### Provided data

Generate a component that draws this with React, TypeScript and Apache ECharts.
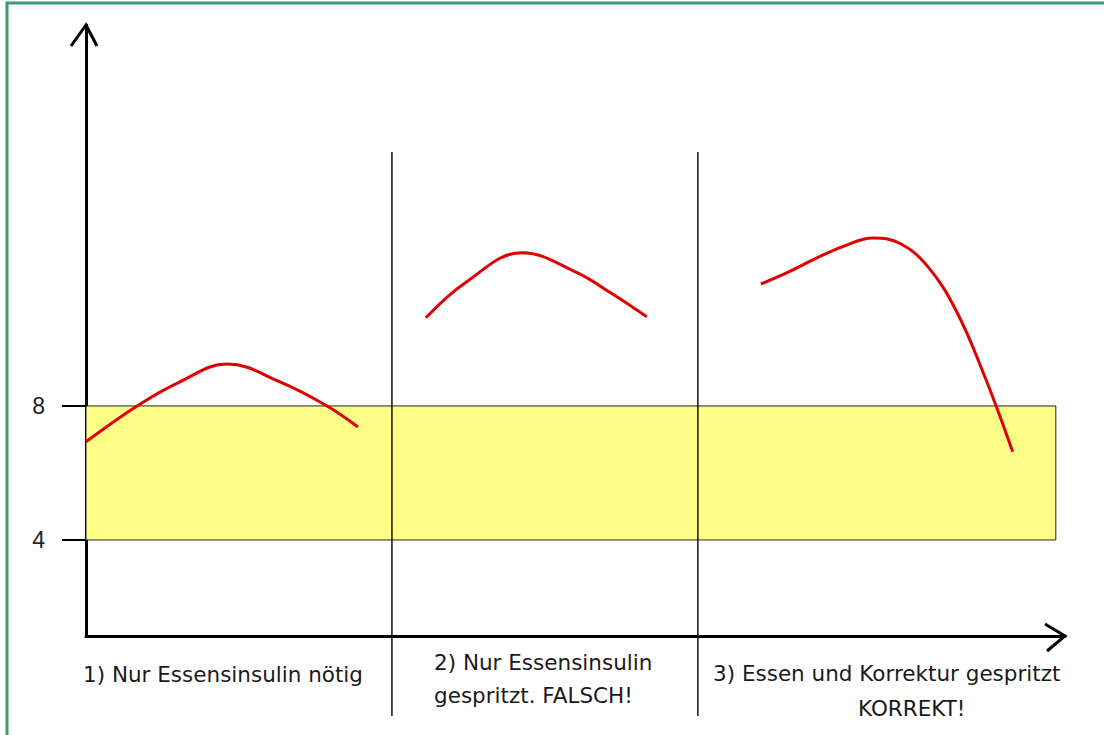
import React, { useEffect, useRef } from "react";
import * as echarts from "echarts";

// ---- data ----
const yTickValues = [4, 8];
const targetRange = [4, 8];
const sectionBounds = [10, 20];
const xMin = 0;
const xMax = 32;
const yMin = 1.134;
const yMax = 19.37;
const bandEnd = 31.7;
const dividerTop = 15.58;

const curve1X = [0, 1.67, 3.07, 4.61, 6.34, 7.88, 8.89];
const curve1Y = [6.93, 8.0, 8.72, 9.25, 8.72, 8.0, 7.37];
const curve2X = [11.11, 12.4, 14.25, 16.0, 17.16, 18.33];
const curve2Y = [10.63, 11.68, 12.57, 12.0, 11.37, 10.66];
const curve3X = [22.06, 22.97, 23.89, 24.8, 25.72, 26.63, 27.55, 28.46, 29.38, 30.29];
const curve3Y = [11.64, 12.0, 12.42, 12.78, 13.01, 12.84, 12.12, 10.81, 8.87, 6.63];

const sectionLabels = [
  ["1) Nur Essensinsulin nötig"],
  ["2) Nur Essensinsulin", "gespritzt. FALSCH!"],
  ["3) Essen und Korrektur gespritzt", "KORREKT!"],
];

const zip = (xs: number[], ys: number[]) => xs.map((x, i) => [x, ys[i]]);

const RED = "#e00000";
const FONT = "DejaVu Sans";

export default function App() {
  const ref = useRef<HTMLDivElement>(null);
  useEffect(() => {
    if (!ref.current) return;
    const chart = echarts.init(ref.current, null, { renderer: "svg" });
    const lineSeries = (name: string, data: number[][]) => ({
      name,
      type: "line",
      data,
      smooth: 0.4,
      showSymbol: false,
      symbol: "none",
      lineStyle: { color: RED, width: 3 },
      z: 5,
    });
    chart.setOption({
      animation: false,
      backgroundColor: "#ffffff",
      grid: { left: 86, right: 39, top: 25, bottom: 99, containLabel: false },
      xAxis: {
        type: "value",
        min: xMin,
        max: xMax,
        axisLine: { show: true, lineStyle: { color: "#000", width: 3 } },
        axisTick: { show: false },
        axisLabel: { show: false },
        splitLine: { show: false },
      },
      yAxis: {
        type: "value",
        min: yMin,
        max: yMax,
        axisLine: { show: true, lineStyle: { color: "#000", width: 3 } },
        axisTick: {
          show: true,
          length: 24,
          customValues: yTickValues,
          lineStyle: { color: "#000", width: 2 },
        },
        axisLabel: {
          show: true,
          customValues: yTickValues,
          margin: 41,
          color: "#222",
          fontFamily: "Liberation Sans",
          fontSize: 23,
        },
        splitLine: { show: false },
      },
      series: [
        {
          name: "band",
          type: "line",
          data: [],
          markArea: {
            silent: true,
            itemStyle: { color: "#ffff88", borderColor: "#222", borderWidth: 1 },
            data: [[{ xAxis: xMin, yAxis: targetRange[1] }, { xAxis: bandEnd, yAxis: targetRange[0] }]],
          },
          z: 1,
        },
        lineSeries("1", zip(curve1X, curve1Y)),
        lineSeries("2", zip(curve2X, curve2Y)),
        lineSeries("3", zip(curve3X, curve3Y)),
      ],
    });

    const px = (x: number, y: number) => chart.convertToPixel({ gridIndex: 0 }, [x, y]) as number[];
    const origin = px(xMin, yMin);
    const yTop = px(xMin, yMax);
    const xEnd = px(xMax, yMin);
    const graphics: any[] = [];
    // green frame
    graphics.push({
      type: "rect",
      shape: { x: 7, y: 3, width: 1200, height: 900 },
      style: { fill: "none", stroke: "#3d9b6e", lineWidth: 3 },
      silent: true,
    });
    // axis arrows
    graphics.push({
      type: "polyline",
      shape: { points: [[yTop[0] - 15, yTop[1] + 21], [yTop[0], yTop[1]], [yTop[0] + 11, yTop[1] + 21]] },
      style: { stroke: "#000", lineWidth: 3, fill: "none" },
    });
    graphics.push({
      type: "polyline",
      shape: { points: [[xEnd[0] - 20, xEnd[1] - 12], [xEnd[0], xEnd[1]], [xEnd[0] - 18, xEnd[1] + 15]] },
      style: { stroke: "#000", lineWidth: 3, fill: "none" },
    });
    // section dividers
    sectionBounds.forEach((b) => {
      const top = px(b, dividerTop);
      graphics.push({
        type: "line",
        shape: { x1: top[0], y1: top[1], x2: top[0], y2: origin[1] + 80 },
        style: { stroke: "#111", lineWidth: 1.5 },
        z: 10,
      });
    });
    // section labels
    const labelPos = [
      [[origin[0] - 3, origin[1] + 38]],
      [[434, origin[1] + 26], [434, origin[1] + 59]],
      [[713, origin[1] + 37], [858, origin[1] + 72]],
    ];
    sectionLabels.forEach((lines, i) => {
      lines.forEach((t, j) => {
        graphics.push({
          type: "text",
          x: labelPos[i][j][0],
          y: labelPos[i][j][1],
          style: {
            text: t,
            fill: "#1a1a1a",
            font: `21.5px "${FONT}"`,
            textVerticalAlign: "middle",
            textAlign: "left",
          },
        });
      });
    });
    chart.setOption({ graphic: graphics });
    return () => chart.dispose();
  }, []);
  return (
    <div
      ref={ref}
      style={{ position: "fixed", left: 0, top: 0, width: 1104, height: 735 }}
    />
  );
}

### Exercise details
Up to and including the line with "import * as", copy the data above from its first line. Skip pictures.

### Exercise response
Generate a component that draws this with React, TypeScript and Apache ECharts.
import React, { useEffect, useRef } from "react";
import * as echarts from "echarts";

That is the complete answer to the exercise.